#### PROBLEM:
Only the lines from the one with "Rebuild this chart" to the one with "const textColor = '#1a1a1a'", both included, should be output, without any images.

#### EXERCISE DATA:
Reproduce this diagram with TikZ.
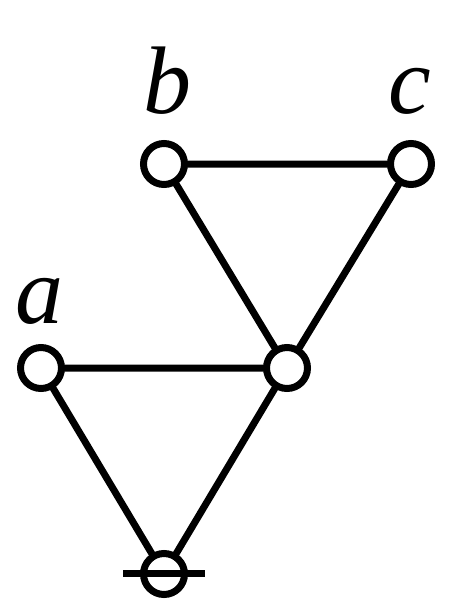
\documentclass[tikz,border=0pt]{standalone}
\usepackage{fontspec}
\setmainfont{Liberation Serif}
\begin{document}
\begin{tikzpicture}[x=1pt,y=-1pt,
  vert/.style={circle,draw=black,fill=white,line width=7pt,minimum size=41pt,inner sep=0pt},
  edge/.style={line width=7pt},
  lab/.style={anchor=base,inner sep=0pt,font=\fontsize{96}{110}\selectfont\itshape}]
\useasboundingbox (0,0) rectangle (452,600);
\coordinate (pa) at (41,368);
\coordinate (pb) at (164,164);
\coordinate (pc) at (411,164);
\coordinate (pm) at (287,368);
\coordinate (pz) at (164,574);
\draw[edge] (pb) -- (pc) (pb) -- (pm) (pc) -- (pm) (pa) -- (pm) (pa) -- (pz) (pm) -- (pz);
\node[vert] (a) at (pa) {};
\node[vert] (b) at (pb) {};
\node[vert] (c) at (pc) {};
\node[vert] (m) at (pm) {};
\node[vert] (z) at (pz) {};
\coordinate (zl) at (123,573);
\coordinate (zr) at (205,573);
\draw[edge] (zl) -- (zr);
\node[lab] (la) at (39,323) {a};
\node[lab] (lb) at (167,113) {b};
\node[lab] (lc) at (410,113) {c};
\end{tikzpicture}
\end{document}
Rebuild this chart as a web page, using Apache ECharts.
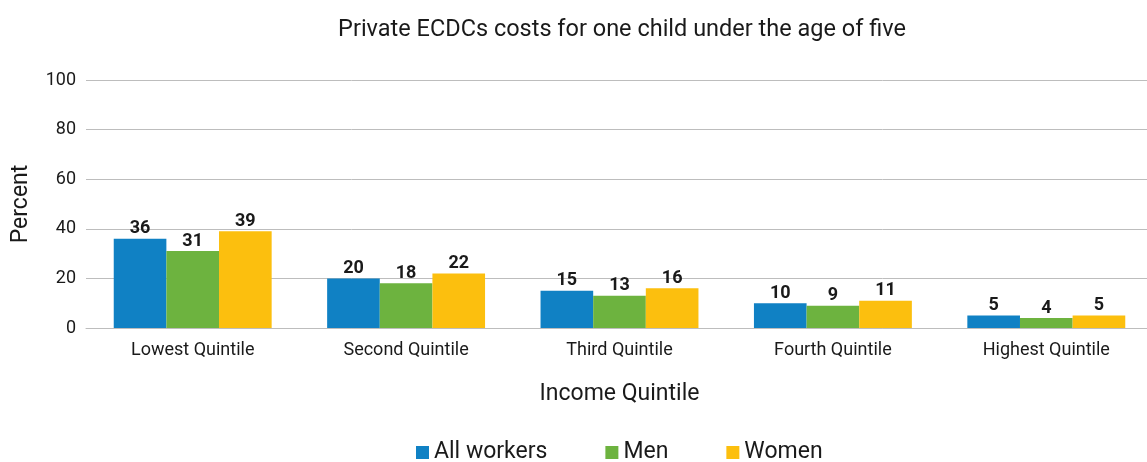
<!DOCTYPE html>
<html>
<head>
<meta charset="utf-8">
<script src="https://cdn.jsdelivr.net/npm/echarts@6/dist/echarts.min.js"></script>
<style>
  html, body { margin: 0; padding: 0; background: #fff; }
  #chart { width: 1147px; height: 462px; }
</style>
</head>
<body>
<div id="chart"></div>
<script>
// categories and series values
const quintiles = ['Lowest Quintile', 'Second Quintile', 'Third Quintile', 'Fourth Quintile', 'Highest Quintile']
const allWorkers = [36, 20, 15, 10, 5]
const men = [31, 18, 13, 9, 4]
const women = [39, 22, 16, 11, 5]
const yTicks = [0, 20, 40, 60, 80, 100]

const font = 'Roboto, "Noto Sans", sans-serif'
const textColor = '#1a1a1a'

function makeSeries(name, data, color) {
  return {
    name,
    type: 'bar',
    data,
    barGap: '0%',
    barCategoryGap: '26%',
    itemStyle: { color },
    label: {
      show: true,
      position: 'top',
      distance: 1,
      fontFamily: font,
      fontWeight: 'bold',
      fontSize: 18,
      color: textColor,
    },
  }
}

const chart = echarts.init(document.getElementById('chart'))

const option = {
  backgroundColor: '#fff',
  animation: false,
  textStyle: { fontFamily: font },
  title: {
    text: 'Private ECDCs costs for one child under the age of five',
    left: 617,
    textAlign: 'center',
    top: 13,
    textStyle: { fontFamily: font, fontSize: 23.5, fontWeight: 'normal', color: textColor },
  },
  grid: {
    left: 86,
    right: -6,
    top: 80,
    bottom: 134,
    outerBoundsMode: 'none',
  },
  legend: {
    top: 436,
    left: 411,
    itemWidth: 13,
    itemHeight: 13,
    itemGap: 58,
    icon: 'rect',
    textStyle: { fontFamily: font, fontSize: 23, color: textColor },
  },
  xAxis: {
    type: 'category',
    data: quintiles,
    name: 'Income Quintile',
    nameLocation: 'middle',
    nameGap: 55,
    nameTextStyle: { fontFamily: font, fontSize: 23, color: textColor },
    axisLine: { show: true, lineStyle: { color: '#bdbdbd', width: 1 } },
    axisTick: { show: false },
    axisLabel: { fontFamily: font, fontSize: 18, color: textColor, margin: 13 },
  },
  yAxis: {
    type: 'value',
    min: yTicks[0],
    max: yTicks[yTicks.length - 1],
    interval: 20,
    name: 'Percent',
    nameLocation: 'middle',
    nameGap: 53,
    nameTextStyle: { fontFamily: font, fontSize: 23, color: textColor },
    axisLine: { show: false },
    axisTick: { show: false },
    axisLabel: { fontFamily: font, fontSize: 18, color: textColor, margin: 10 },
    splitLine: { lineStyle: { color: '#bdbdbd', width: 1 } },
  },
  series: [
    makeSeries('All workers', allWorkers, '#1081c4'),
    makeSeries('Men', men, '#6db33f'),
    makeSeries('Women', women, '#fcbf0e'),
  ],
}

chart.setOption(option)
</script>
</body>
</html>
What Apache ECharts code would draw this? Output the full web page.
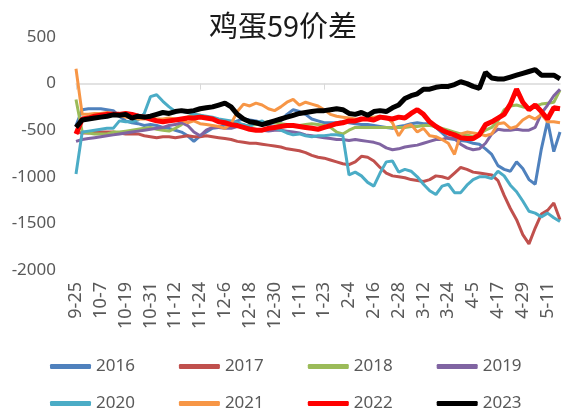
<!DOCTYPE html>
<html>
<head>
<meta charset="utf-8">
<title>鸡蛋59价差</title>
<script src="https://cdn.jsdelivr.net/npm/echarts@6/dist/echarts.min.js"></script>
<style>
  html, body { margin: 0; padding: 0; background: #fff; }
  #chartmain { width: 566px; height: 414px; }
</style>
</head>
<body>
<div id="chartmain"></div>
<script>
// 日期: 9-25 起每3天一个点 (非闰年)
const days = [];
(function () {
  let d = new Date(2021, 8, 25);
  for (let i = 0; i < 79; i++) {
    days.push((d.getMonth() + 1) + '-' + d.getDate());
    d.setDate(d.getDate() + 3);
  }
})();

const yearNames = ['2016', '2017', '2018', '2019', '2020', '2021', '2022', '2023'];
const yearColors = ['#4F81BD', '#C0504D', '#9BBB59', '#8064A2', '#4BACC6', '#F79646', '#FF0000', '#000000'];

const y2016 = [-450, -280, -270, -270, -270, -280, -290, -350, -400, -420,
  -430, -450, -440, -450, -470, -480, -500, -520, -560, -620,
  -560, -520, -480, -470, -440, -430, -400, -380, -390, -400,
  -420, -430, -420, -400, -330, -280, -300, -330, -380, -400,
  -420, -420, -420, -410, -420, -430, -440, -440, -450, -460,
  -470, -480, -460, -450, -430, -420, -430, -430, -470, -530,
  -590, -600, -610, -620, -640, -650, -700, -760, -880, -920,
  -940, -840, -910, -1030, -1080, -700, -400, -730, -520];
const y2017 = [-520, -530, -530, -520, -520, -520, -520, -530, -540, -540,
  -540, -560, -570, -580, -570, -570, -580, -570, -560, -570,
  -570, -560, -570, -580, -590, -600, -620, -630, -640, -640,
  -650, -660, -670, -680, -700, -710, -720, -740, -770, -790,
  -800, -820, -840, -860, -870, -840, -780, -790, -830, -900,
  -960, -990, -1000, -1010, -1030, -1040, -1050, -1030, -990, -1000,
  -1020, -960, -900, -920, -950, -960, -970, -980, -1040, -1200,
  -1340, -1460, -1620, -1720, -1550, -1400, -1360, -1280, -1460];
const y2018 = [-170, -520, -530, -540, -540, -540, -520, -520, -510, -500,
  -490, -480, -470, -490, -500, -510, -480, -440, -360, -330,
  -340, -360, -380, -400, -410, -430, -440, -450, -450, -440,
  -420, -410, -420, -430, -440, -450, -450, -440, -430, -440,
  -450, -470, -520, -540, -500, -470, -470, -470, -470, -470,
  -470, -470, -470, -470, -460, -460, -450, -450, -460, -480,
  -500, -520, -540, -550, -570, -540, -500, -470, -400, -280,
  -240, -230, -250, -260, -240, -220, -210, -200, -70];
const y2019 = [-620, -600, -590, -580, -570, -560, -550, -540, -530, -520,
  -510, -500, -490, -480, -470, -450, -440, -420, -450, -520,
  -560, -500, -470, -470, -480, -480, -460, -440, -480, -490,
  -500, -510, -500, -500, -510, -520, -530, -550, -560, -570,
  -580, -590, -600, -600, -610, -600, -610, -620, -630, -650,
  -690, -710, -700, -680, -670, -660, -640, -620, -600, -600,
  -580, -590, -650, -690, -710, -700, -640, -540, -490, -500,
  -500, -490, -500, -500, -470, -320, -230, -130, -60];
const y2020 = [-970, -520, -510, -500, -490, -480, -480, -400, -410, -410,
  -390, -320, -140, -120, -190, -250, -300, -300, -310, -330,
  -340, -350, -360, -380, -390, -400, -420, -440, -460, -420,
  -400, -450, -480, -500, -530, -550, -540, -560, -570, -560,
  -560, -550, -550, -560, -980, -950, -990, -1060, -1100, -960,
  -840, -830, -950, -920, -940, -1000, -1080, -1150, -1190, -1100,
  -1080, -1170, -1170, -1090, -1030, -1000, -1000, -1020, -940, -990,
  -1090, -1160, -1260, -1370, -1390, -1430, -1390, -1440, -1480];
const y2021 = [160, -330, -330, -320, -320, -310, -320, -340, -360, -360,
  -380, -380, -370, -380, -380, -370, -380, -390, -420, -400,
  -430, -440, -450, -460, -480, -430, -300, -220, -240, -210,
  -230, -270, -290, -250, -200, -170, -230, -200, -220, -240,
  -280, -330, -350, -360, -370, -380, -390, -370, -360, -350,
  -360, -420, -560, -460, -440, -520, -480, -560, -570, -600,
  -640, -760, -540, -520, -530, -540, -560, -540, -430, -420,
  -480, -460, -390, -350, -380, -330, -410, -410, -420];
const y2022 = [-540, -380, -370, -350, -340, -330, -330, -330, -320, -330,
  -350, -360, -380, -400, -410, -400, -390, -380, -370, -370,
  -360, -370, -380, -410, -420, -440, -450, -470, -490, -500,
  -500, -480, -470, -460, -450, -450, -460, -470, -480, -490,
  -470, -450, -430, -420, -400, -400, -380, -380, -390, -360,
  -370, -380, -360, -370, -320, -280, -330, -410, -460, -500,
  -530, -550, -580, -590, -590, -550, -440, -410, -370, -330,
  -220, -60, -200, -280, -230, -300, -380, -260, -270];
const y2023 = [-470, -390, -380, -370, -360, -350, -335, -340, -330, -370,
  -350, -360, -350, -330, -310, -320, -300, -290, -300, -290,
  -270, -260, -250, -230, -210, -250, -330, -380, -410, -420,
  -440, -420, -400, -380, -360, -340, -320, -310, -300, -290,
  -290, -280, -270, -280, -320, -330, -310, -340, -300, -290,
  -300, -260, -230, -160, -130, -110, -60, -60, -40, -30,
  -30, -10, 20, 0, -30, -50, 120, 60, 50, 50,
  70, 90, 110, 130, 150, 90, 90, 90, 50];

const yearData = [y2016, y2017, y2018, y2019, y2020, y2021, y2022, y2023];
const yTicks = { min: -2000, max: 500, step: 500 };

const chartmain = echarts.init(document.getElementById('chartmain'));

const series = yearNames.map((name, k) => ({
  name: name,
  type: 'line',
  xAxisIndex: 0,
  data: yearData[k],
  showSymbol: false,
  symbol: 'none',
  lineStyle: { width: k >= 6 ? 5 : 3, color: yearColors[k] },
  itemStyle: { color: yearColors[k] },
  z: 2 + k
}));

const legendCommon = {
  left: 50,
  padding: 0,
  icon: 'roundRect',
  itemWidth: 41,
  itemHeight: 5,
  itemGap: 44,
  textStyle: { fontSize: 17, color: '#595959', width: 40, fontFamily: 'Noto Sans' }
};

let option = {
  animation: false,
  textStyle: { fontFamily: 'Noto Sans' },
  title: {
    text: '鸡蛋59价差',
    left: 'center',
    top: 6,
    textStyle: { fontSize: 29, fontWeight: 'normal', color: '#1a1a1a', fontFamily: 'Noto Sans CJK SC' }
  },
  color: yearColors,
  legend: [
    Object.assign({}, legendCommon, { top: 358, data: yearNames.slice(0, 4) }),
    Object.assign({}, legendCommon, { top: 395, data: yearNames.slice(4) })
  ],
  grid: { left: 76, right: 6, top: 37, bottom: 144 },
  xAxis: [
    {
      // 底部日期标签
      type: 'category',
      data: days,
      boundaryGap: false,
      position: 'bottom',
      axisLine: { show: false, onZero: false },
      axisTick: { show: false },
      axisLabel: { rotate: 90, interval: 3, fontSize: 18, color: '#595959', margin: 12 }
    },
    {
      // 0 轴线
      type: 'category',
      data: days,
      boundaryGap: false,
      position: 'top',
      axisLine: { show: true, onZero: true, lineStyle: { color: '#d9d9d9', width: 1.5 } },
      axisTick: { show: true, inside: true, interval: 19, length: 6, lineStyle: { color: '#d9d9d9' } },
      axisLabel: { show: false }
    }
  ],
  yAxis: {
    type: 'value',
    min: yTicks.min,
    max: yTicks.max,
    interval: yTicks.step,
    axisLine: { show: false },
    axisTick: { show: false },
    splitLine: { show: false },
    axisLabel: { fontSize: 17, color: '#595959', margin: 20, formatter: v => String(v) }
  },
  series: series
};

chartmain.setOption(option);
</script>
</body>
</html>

#### SOLUTION TO THIS TASK:
Rebuild this chart as a web page, using Apache ECharts.
<!DOCTYPE html>
<html>
<head>
<meta charset="utf-8">
<script src="https://cdn.jsdelivr.net/npm/echarts@6/dist/echarts.min.js"></script>
<style>
  html, body { margin: 0; padding: 0; background: #fff; }
  #chart { width: 1147px; height: 462px; }
</style>
</head>
<body>
<div id="chart"></div>
<script>
// categories and series values
const quintiles = ['Lowest Quintile', 'Second Quintile', 'Third Quintile', 'Fourth Quintile', 'Highest Quintile']
const allWorkers = [36, 20, 15, 10, 5]
const men = [31, 18, 13, 9, 4]
const women = [39, 22, 16, 11, 5]
const yTicks = [0, 20, 40, 60, 80, 100]

const font = 'Roboto, "Noto Sans", sans-serif'
const textColor = '#1a1a1a'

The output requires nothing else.